Geog2

The earliest issues of the magazine Geographical

available at https://institutions.exacteditions.com/geographical

Consumer magazines are a primary form of social history. For much of the 19th century, and especially the 20th century, consumer magazines became the most widespread and the most vivid form of popular culture. From the high end elite magazines Scientific American, Vogue, Punch to the merely but gloriously popular mass market Ladies Home Journal, Hello or Readers Digest, these titles — and many more — are continuing resources of great interest to scholars and students. Apart from the intrinsic importance of their content (eg Vogue for fashion, Gramophone for recorded classical music, and Scientific American for science) their historical and social value comes from the depth and continuity of publication. When produced in the form of a properly searchable and referencable archive they become resources for which universities have a strong and continuing demand. This is an area for profitable exploitation and brand development which big brand magazines should seize. There are many magazines that will have a profitable and ongoing market if they are offered to universities and corporate libraries as a properly packaged archival resource. This may be especially important for magazines that decide that their future lies in e-commerce, events or branded content. Anchoring the quality of the heritage, which we do by building a complete and accurate archive,  is important as the marketeers turn over a new leaf.

Exact Editions has been developing this revenue stream in conjunction with our publishing partners and it may be useful to summarise some of the key factors that generate demand and value. In the last 6 months we have launched complete archives with:

Geographical https://institutions.exacteditions.com/geographical  944 issues since May 1935

Opera https://institutions.exacteditions.com/opera 804 issues since Feb 1950

and Crafts https://institutions.exacteditions.com/crafts 254 issues since March 1973

In the case of all these projects, we established at an early stage, with the publisher, that their consumer magazines are of deep interest to university and public libraries. The publishers already knew this as the current subscription lists were well populated with institutional subscribers. What the publishers did not already know was that these subscribers would in some cases value a digital version much more highly. Big libraries will have substantial back runs, in some cases complete archives of many popular magazines in print form. The universities and public libraries bought these magazines and carry on subscribing to them because they are great information sources for the fields they cover. For example, nearly 1700 libraries of the OCLC library consortium have subscriptions or back issues of Geographical on their shelves. So establishing that there really will be a demand for a digital archive is an important step before investing perhaps $10,000-50,000 in developing the full product.
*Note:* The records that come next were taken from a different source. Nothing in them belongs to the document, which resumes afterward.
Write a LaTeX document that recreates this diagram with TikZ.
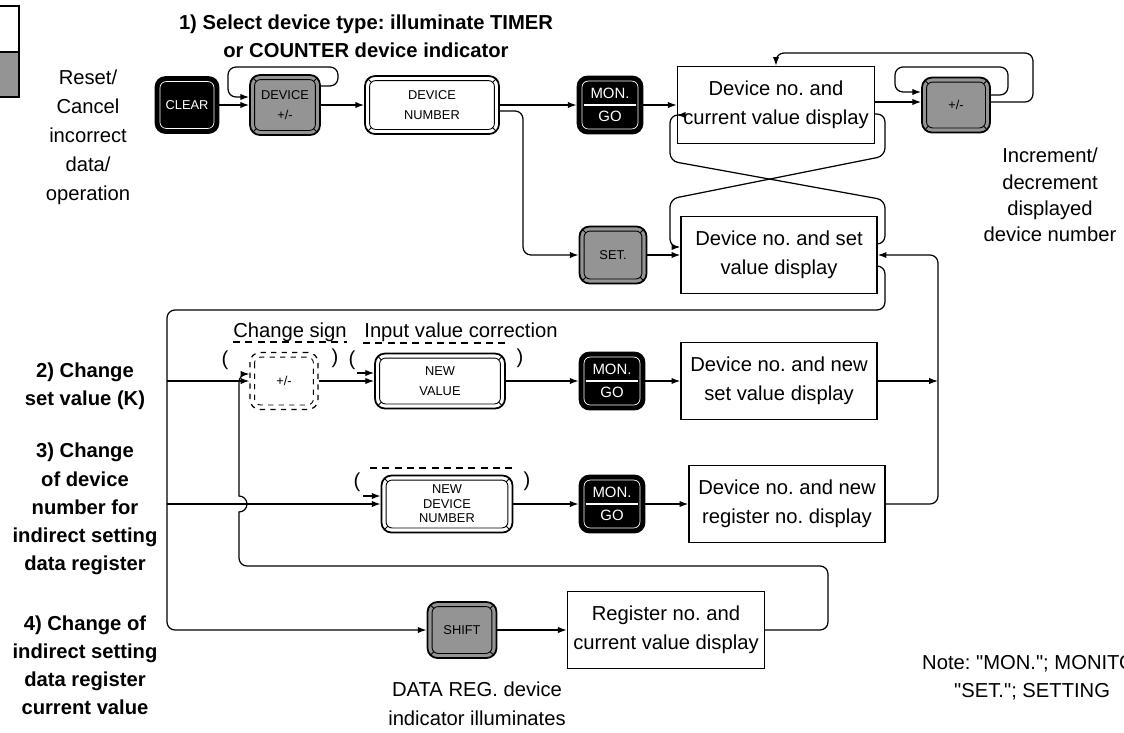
\documentclass[tikz,border=0pt]{standalone}
\usepackage{fontspec}
\setmainfont{Liberation Sans}
\usetikzlibrary{arrows.meta}
\frenchspacing

\colorlet{keygray}{black!42}
\newcommand\keyfont{\fontsize{7.3}{11.3}\selectfont}
\newcommand\dispfont{\fontsize{11.5}{16.5}\selectfont}
\newcommand\casefont{\bfseries\fontsize{11.5}{16}\selectfont}

% inner outline of a key, with the bevel lines in the corners
\newcommand\keyrim[1]{%
  \draw[#1,rounded corners=1.2mm]
    ([shift={(2.6pt,-2.6pt)}]path picture bounding box.north west) rectangle
    ([shift={(-2.6pt,2.6pt)}]path picture bounding box.south east);
  \foreach \corner/\sx/\sy in {north west/1/-1,north east/-1/-1,south west/1/1,south east/-1/1}
    \draw[#1] (path picture bounding box.\corner) -- ++(\sx*3.7pt,\sy*3.7pt);}
% inner outline only
\newcommand\keyedge[1]{%
  \draw[#1,rounded corners=1.2mm]
    ([shift={(2.6pt,-2.6pt)}]path picture bounding box.north west) rectangle
    ([shift={(-2.6pt,2.6pt)}]path picture bounding box.south east);}

\begin{document}
\begin{tikzpicture}[x=0.2mm, y=-0.2mm, >={Latex[length=5pt,width=3.6pt]},
    key/.style={draw, line width=1pt, rounded corners=2mm, inner sep=0pt,
      align=center, font=\keyfont},
    graykey/.style={key, fill=keygray, path picture={\keyrim{line width=.5pt}}},
    whitekey/.style={key, fill=white, path picture={\keyrim{line width=.5pt}}},
    blackkey/.style={key, fill=black, text=white,
      path picture={\keyedge{white,line width=.4pt}}},
    monkey/.style={blackkey, minimum width=13mm, minimum height=11.4mm,
      font=\fontsize{8.5}{13}\selectfont,
      path picture={\keyedge{white,line width=.4pt}
        \draw[white,line width=.6pt] ([xshift=3.5pt]path picture bounding box.west)
          -- ([xshift=-3.5pt]path picture bounding box.east);}},
    optkey/.style={key, dashed, line width=.7pt,
      path picture={\keyedge{dashed,line width=.5pt}}},
    disp/.style={draw, line width=.8pt, minimum width=39.2mm, minimum height=15.4mm,
      align=center, font=\dispfont},
    wire/.style={line width=.7pt, rounded corners=1.6mm},
    bracket/.style={dashed, line width=.6pt, dash pattern=on 4pt off 3pt}]

  \useasboundingbox (0,0) rectangle (1124,732);
  \clip (0,0) rectangle (1124,732);

  % key legend
  \draw[line width=.8pt] (-5,6) rectangle (19,52);
  \filldraw[fill=keygray, line width=.8pt] (-5,52) rectangle (19,97);

  % 1) device selection
  \node[blackkey, minimum width=12.6mm, minimum height=11.2mm] (clear) at (187,105) {CLEAR};
  \node[graykey, minimum width=14mm, minimum height=12mm] (devkey) at (285,105) {DEVICE\\+/-};
  \node[whitekey, minimum width=26.8mm, minimum height=11.6mm] (devnum) at (432,105) {DEVICE\\NUMBER};
  \node[monkey] (mon1) at (610,105) {MON.\\GO};
  \node[graykey, minimum width=13.4mm, minimum height=11.4mm] (setkey) at (613,255) {SET.};
  \node[graykey, minimum width=13.6mm, minimum height=11mm] (pm) at (956,105) {+/-};

  \node[disp] (curdisp) at (776,105) {Device no. and\\current value display};
  \node[disp] (setdisp) at (779,255) {Device no. and set\\value display};

  % 2) to 4) changing values
  \node[optkey, minimum width=13.6mm, minimum height=11.4mm] (sign) at (284,381) {+/-};
  \node[whitekey, minimum width=26mm, minimum height=11mm] (newval) at (440,381) {NEW\\VALUE};
  \node[monkey] (mon2) at (612,381) {MON.\\GO};
  \node[disp] (newset) at (779,381) {Device no. and new\\set value display};

  \node[whitekey, minimum width=26.2mm, minimum height=11.4mm,
    font=\fontsize{7.3}{8.2}\selectfont] (newdev) at (447,504) {NEW\\DEVICE\\NUMBER};
  \node[monkey] (mon3) at (612,504) {MON.\\GO};
  \node[disp] (newreg) at (787,504) {Device no. and new\\register no. display};

  \node[graykey, minimum width=13.8mm, minimum height=11.2mm] (shiftkey) at (462,630) {SHIFT};
  \node[disp] (regdisp) at (666,630) {Register no. and\\current value display};

  % texts
  \node[font=\casefont, align=center] (title) at (366,36)
    {1) Select device type: illuminate TIMER\\or COUNTER device indicator};
  \node[font=\dispfont, align=center] (reset) at (88,137)
    {Reset/\\Cancel\\incorrect\\data/\\operation};
  \node[font=\fontsize{11.5}{15}\selectfont, align=center] (incr) at (1050,195)
    {Increment/\\decrement\\displayed\\device number};
  \node[font=\casefont, align=center] (case2) at (85,386) {2) Change\\set value (K)};
  \node[font=\casefont, align=center] (case3) at (85,509)
    {3) Change\\of device\\number for\\indirect setting\\data register};
  \node[font=\casefont, align=center] (case4) at (85,665)
    {4) Change of\\indirect setting\\data register\\current value};
  \node[font=\dispfont] (signlbl) at (290,332) {Change sign};
  \node[font=\dispfont] (corrlbl) at (461,332) {Input value correction};
  \node[font=\dispfont, align=center] (datareg) at (477,704)
    {DATA REG. device\\indicator illuminates};
  \node[font=\dispfont, anchor=west] (note) at (916,664)
    {Note: \textquotedbl MON.\textquotedbl; MONITOR};
  \node[font=\dispfont, anchor=west] (note2) at (948,692)
    {\textquotedbl SET.\textquotedbl; SETTING};

  % optional keys in brackets
  \node[font=\dispfont] (lp1) at (225,360) {(};
  \node[font=\dispfont] (rp1) at (335,358) {)};
  \node[font=\dispfont] (lp2) at (352,360) {(};
  \node[font=\dispfont] (rp2) at (520,358) {)};
  \node[font=\dispfont] (lp3) at (357,482) {(};
  \node[font=\dispfont] (rp3) at (527,481) {)};
  \draw[bracket] (233,342) -- (347,342);
  \draw[bracket] (363,343) -- (508,343);
  \draw[bracket] (370,468) -- (517,468);

  % first row
  \draw[wire,->] (clear) -- (devkey);
  \draw[wire,->] (devkey.east |- 0,86) -- (338,86) -- (338,67) -- (228,67) -- (228,97)
    -- (devkey.west |- 0,97);
  \draw[wire,->] (devkey) -- (devnum);
  \draw[wire,->] (devnum) -- (mon1);
  \draw[wire,->] (devnum.east |- 0,111) -- (523,111) -- (523,255) -- (setkey);
  \draw[wire,->] (mon1) -- (curdisp);
  \draw[wire,->] (setkey) -- (setdisp);

  % increment / decrement
  \draw[wire,->] (curdisp.east |- 0,102) -- (pm.west |- 0,102);
  \draw[wire,->] (pm.east |- 0,95) -- (1008,95) -- (1008,67) -- (895,67) -- (895,92)
    -- (pm.west |- 0,92);
  \draw[wire,->] (pm.east |- 0,102) -- (1033,102) -- (1033,53) -- (curdisp.north |- 0,53)
    -- (curdisp.north);

  % switching between the two displays
  \draw[wire,->] (curdisp.east |- 0,114) -- (885,114) -- (885,156) -- (670,199) -- (670,247)
    -- (setdisp.west |- 0,247);
  \draw[wire,->] (setdisp.east |- 0,244) -- (885,244) -- (885,200) -- (670,161) -- (670,115)
    -- (curdisp.west |- 0,115);

  % bus down the left side
  \draw[wire,->] (setdisp.east |- 0,266) -- (885,266) -- (885,310) -- (167,310) -- (167,630)
    -- (shiftkey);
  \draw[wire,->] (167,381) -- (sign);
  \draw[wire,->] (167,504) -- (newdev);

  \draw[wire,->] (sign) -- (newval);
  \draw[wire,->] (newval.west) ++(-3.5mm,1.6mm) -- ++(3.5mm,0);
  \draw[wire,->] (newval) -- (mon2);
  \draw[wire,->] (mon2) -- (newset);
  \draw[wire,->] (newset) -- (newset.east -| 938,0);

  \draw[wire,->] (newdev.west) ++(-3.5mm,1.6mm) -- ++(3.5mm,0);
  \draw[wire,->] (newdev) -- (mon3);
  \draw[wire,->] (mon3) -- (newreg);
  \draw[wire,->] (newreg) -- (938,504) -- (938,255) -- (setdisp.east |- 0,255);

  % back to the sign key, hopping over the third row
  \draw[wire,->] (shiftkey) -- (regdisp);
  \draw[wire,->] (regdisp.east) -- (828,630) -- (828,566) -- (239,566)
    [sharp corners] -- (239,512) arc[start angle=-90, end angle=90, radius=1.6mm]
    -- (239,385) [rounded corners=1.6mm] -- (239,374) -- (sign.west |- 0,374);
\end{tikzpicture}
\end{document}
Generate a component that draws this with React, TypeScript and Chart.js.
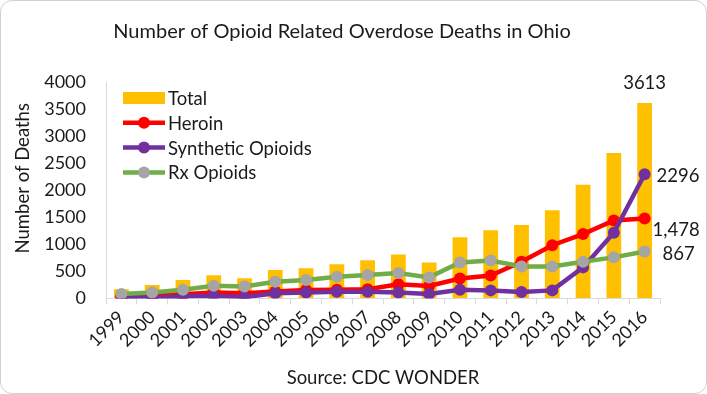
import React, { useEffect, useRef } from "react";
import { Chart, registerables } from "chart.js";

Chart.register(...registerables);

const chartTitle = "Number of Opioid Related Overdose Deaths in Ohio";
const yAxisTitle = "Number of Deaths";
const xAxisTitle = "Source: CDC WONDER";
const years = ["1999", "2000", "2001", "2002", "2003", "2004", "2005", "2006", "2007", "2008", "2009", "2010", "2011", "2012", "2013", "2014", "2015", "2016"];
const seriesNames = ["Total", "Heroin", "Synthetic Opioids", "Rx Opioids"];
const totalDeaths = [170, 250, 340, 430, 375, 525, 560, 635, 705, 815, 665, 1130, 1260, 1357, 1630, 2100, 2690, 3613];
const heroinDeaths = [35, 60, 80, 110, 95, 130, 155, 160, 170, 265, 230, 370, 425, 680, 985, 1190, 1440, 1478];
const syntheticDeaths = [40, 10, 40, 50, 25, 95, 110, 125, 125, 110, 85, 160, 150, 120, 150, 575, 1215, 2296];
const rxDeaths = [85, 110, 160, 235, 220, 310, 340, 400, 435, 470, 390, 665, 700, 590, 590, 680, 760, 867];
const endLabels = ["3613", "1,478", "2296", "867"];
const yMin = 0;
const yMax = 4000;
const yStep = 500;

const FONT = "Lato, 'Open Sans', sans-serif";
const TEXT = "#1a1a1a";

const legendPlugin = {
  id: "insideLegend",
  afterDatasetsDraw(chart: any) {
    const { ctx, chartArea } = chart;
    const x0 = chartArea.left + 17;
    const y0 = chartArea.top + 16;
    const gap = 24.8;
    ctx.save();
    ctx.font = `18.5px ${FONT}`;
    ctx.textBaseline = "middle";
    ctx.textAlign = "left";
    chart.data.datasets.forEach((ds: any, i: number) => {
      const cy = y0 + i * gap;
      if (ds.type === "bar") {
        ctx.fillStyle = ds.backgroundColor;
        ctx.fillRect(x0, cy - 6, 42, 12);
      } else {
        ctx.strokeStyle = ds.borderColor;
        ctx.lineWidth = ds.borderWidth;
        ctx.beginPath();
        ctx.moveTo(x0, cy);
        ctx.lineTo(x0 + 42, cy);
        ctx.stroke();
        ctx.fillStyle = ds.pointBackgroundColor;
        ctx.beginPath();
        ctx.arc(x0 + 21, cy, 6, 0, Math.PI * 2);
        ctx.fill();
      }
      ctx.fillStyle = TEXT;
      ctx.fillText(ds.label, x0 + 45, cy + 1);
    });
    ctx.restore();
  },
};

const yTitlePlugin = {
  id: "yTitle",
  afterDraw(chart: any) {
    const { ctx, chartArea } = chart;
    ctx.save();
    ctx.font = `18.5px ${FONT}`;
    ctx.fillStyle = TEXT;
    ctx.textAlign = "center";
    ctx.textBaseline = "middle";
    ctx.translate(23, (chartArea.top + chartArea.bottom) / 2 - 12);
    ctx.rotate(-Math.PI / 2);
    ctx.fillText(yAxisTitle, 0, 0);
    ctx.restore();
  },
};

const endLabelPlugin = {
  id: "endLabels",
  afterDatasetsDraw(chart: any) {
    const { ctx } = chart;
    ctx.save();
    ctx.font = `18.5px ${FONT}`;
    ctx.fillStyle = TEXT;
    ctx.textBaseline = "middle";
    const offsets = [
      { dx: 0, dy: -20, align: "center" },
      { dx: 8, dy: 12, align: "left" },
      { dx: 12, dy: 2, align: "left" },
      { dx: 18, dy: 2, align: "left" },
    ];
    chart.data.datasets.forEach((ds: any, i: number) => {
      const meta = chart.getDatasetMeta(i);
      const el = meta.data[meta.data.length - 1];
      if (!el) return;
      const o = offsets[i];
      ctx.textAlign = o.align;
      ctx.fillText(endLabels[i], el.x + o.dx, el.y + o.dy);
    });
    ctx.restore();
  },
};

export default function App() {
  const ref = useRef<HTMLCanvasElement | null>(null);

  useEffect(() => {
    if (!ref.current) return;
    const lineDs = (label: string, data: number[], line: string, point: string, order: number) => ({
      type: "line" as const,
      label,
      data,
      borderColor: line,
      backgroundColor: line,
      borderWidth: 4.5,
      pointBackgroundColor: point,
      pointBorderColor: point,
      pointRadius: 6,
      pointBorderWidth: 0,
      tension: 0,
      order,
    });
    const chart = new Chart(ref.current, {
      type: "bar",
      data: {
        labels: years,
        datasets: [
          {
            type: "bar",
            label: seriesNames[0],
            data: totalDeaths,
            backgroundColor: "#FFC000",
            categoryPercentage: 1,
            barPercentage: 0.48,
            order: 4,
          } as any,
          lineDs(seriesNames[1], heroinDeaths, "#FF0000", "#FF0000", 3),
          lineDs(seriesNames[2], syntheticDeaths, "#7030A0", "#7030A0", 2),
          lineDs(seriesNames[3], rxDeaths, "#70AD47", "#A5A5A5", 1),
        ],
      },
      options: {
        animation: false,
        responsive: false,
        layout: { padding: { left: 24, right: 47, top: 0, bottom: 0 } },
        plugins: {
          legend: { display: false },
          tooltip: { enabled: false },
          title: {
            display: true,
            text: chartTitle,
            color: TEXT,
            font: { family: FONT, size: 20, weight: "normal" },
            padding: { top: 20, bottom: 38 },
          },
        },
        scales: {
          x: {
            offset: true,
            grid: { display: true, drawOnChartArea: false, drawTicks: true, tickLength: 6, color: "#D9D9D9", offset: true },
            border: { display: true, color: "#D9D9D9", width: 1 },
            ticks: {
              autoSkip: false,
              minRotation: 45,
              maxRotation: 45,
              color: TEXT,
              padding: 2,
              font: { family: FONT, size: 18 },
            },
            title: {
              display: true,
              text: xAxisTitle,
              color: TEXT,
              font: { family: FONT, size: 18.5 },
              padding: { top: 0, bottom: 5 },
            },
            afterFit(scale: any) {
              scale.height = 95.5;
            },
          },
          y: {
            min: yMin,
            max: yMax,
            grid: { display: true, drawOnChartArea: false, drawTicks: false, color: "#D9D9D9" },
            border: { display: true, color: "#D9D9D9", width: 1 },
            ticks: {
              stepSize: yStep,
              color: TEXT,
              padding: 20,
              font: { family: FONT, size: 18 },
              callback: (v: any) => String(v),
            },
            title: { display: false, text: yAxisTitle },
            afterFit(scale: any) {
              scale.width = 82;
            },
          },
        },
      },
      plugins: [legendPlugin, endLabelPlugin, yTitlePlugin],
    });
    return () => chart.destroy();
  }, []);

  return (
    <div style={{ position: "fixed", left: 0, top: 0, width: 707, height: 394, background: "#fff" }}>
      <canvas ref={ref} width={707} height={394} style={{ position: "absolute", left: 0, top: 0, width: 707, height: 394 }} />
      <div
        style={{
          position: "absolute",
          left: 0,
          top: 0,
          width: 707,
          height: 394,
          boxSizing: "border-box",
          border: "1.5px solid #D0D0D0",
          borderRadius: 12,
          pointerEvents: "none",
        }}
      />
    </div>
  );
}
The second point to note is that these print issues, and especially print back-runs with fraying paper and perhaps some gaps in coverage (issues get mislaid even in the best run library) are almost useless in today’s research environment. Libraries are looking to replace their print repositories with digital assets. A big magazine archive with 1000-10,000 back issues has to be searchable if it is to be useful. And it has to be searchable and usable across campus by as many researchers of students who have need of it. Magazine publishers are used to the idea of selling digital access to individuals (eg with a password and a user name), but this highly rationed form of access is practically useless for the library networks. Digital consumer magazines have to be sold on a site-license basis if they are to be bought by modern research universities. There is a compensating advantage: librarians are thoroughly used to the idea that a resource for 25,000+ end users is going to cost more than one licensed for use by one individual subscriber. A digital magazine with its archive sold on a site license basis to a large university can easily command a annual price 40 or 50 times the cost of an individual subscription. And it will be good value if it is relevant.

A third requirement which may not be obvious to the publisher of a consumer magazine, is that everything in the magazine counts for the scholarly researcher. For some titles the advertisements are even more important than the editorial contents! One of the key requirements for resources which are to be used in teaching or research is that all the content should be easily and consistently citable. It is also essential that students who may be working with diverse devices (computer, tablet, mobile phone) can be sure that they are ‘seeing the same thing’, exactly as it was published, and it is essential that their teachers be able to point them to exactly the right thing. Teaching, referencing and citations become very murky if there is no way of checking or confirming that users are working from the same content. This is perhaps an obvious requirement, but it is surprising how poorly many digital magazines formats fail at this hurdle. A Flash implementation is certainly no good (many devices not supporting Flash) even responsive designs or re-flowable magazine apps fail on this test. Libraries will also be very reluctant to subscribe to content packages which miss out key elements of the publication. Many magazines have built web sites that capture all the articles that have appeared in the magazine over a period of time, but these web solutions are usually non-standard, give no reliable guidance as to the exact place of the original article (date, name, byline, page, context etc) and worst of all these home-grown databases usually omit the original advertisements that were in the print magazine. For many research purposes, the advertisements that appear in magazines over the years are of fundamental interest.

These are some of the key requirements that we have noticed at Exact Editions as we sell magazine subscriptions to universities and research libraries, but it is also important that the publisher or the aggregator with which the publisher collaborates, makes sure that the delivered service meets the demands of the library market: off-campus access, user statistics, meta-data, support and above all reliable delivery to all the IP addresses on the campus network. The library market has strong expectations of its suppliers, and the most brilliant content will be ignored if it fails to meet these demands.